■ **WRITTEN INSTRUCTION**
Don't include pictures. Quote the lines below from the first through the line that contains "yhi = max(upper_whisker) + 0.05 * span".

■ **DATA EXTRACT**
(begin)
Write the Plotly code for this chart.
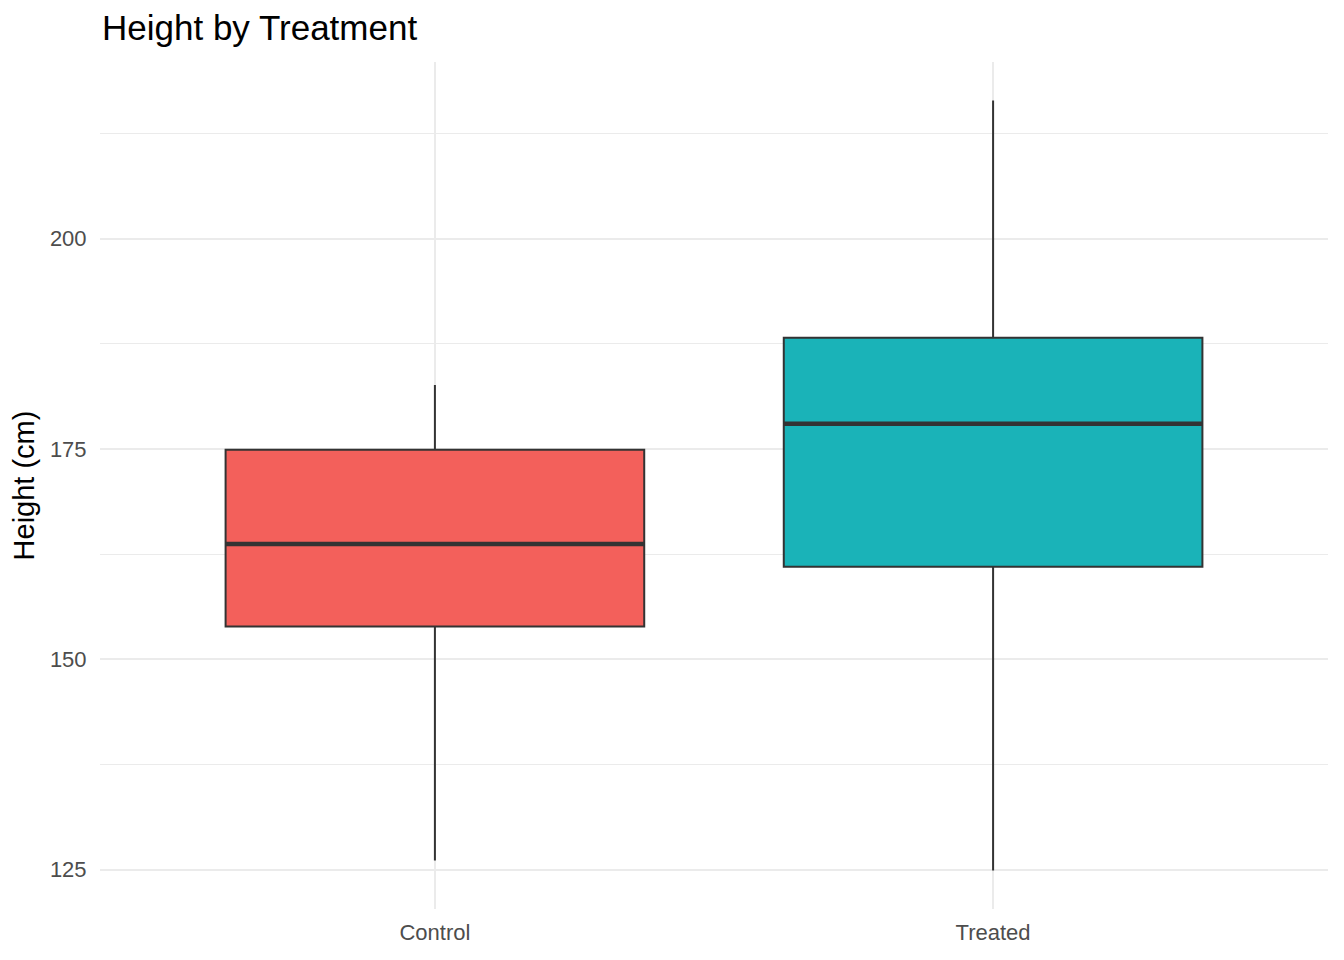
import plotly.graph_objects as go

categories = ["Control", "Treated"]
lower_whisker = [126.1, 124.9]
q1 = [153.9, 161.0]
median = [163.7, 178.0]
q3 = [174.9, 188.2]
upper_whisker = [182.6, 216.4]
fills = ["#F3605B", "#1AB3B8"]

ytick_vals = [125, 150, 175, 200]
yminor_vals = [137.5, 162.5, 187.5, 212.5]

box_w = 0.75
fig = go.Figure()
for i, cat in enumerate(categories):
    xpos = i + 1
    fig.add_trace(go.Box(
        x=[xpos], q1=[q1[i]], median=[median[i]], q3=[q3[i]],
        lowerfence=[lower_whisker[i]], upperfence=[upper_whisker[i]],
        width=box_w, whiskerwidth=0, fillcolor=fills[i],
        line=dict(color="#333333", width=2), name=cat,
        showlegend=False, hoverinfo="skip", boxpoints=False,
    ))
    fig.add_trace(go.Scatter(
        x=[xpos - box_w / 2, xpos + box_w / 2], y=[median[i], median[i]],
        mode="lines", line=dict(color="#333333", width=4.5),
        showlegend=False, hoverinfo="skip",
    ))

span = max(upper_whisker) - min(lower_whisker)
ylo = min(lower_whisker) - 0.05 * span
yhi = max(upper_whisker) + 0.05 * span

fig.update_layout(
    width=1344, height=960,
    margin=dict(l=92, r=24, t=54, b=59),
    paper_bgcolor="white", plot_bgcolor="white",
    font=dict(family="Liberation Sans, Arial, sans-serif"),
    title=dict(text="Height by Treatment", x=94 / 1344, xanchor="left",
               xref="container", y=1 - 20 / 960, yref="container", yanchor="middle",
               font=dict(size=35, color="black")),
    xaxis=dict(range=[0.4, 2.6], tickvals=[1, 2], ticktext=categories,
               showgrid=True, gridcolor="#EBEBEB", gridwidth=2, zeroline=False,
               ticks="outside", ticklen=4, tickcolor="rgba(0,0,0,0)",
               tickfont=dict(size=22, color="#4D4D4D"), showline=False),
    yaxis=dict(range=[ylo, yhi], tickvals=ytick_vals,
               showgrid=True, gridcolor="#EBEBEB", gridwidth=2, zeroline=False,
               ticks="outside", ticklen=8, tickcolor="rgba(0,0,0,0)",
               tickfont=dict(size=22, color="#4D4D4D"), showline=False,
               minor=dict(tickvals=yminor_vals, showgrid=True, gridcolor="#EBEBEB",
                          gridwidth=1, ticks=""),
               title=dict(text="Height (cm)", font=dict(size=29, color="black"), standoff=8)),
)

fig.write_html("out.html")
(end)
■ **THE ANSWER**
Write the Plotly code for this chart.
import plotly.graph_objects as go

categories = ["Control", "Treated"]
lower_whisker = [126.1, 124.9]
q1 = [153.9, 161.0]
median = [163.7, 178.0]
q3 = [174.9, 188.2]
upper_whisker = [182.6, 216.4]
fills = ["#F3605B", "#1AB3B8"]

ytick_vals = [125, 150, 175, 200]
yminor_vals = [137.5, 162.5, 187.5, 212.5]

box_w = 0.75
fig = go.Figure()
for i, cat in enumerate(categories):
    xpos = i + 1
    fig.add_trace(go.Box(
        x=[xpos], q1=[q1[i]], median=[median[i]], q3=[q3[i]],
        lowerfence=[lower_whisker[i]], upperfence=[upper_whisker[i]],
        width=box_w, whiskerwidth=0, fillcolor=fills[i],
        line=dict(color="#333333", width=2), name=cat,
        showlegend=False, hoverinfo="skip", boxpoints=False,
    ))
    fig.add_trace(go.Scatter(
        x=[xpos - box_w / 2, xpos + box_w / 2], y=[median[i], median[i]],
        mode="lines", line=dict(color="#333333", width=4.5),
        showlegend=False, hoverinfo="skip",
    ))

span = max(upper_whisker) - min(lower_whisker)
ylo = min(lower_whisker) - 0.05 * span
yhi = max(upper_whisker) + 0.05 * span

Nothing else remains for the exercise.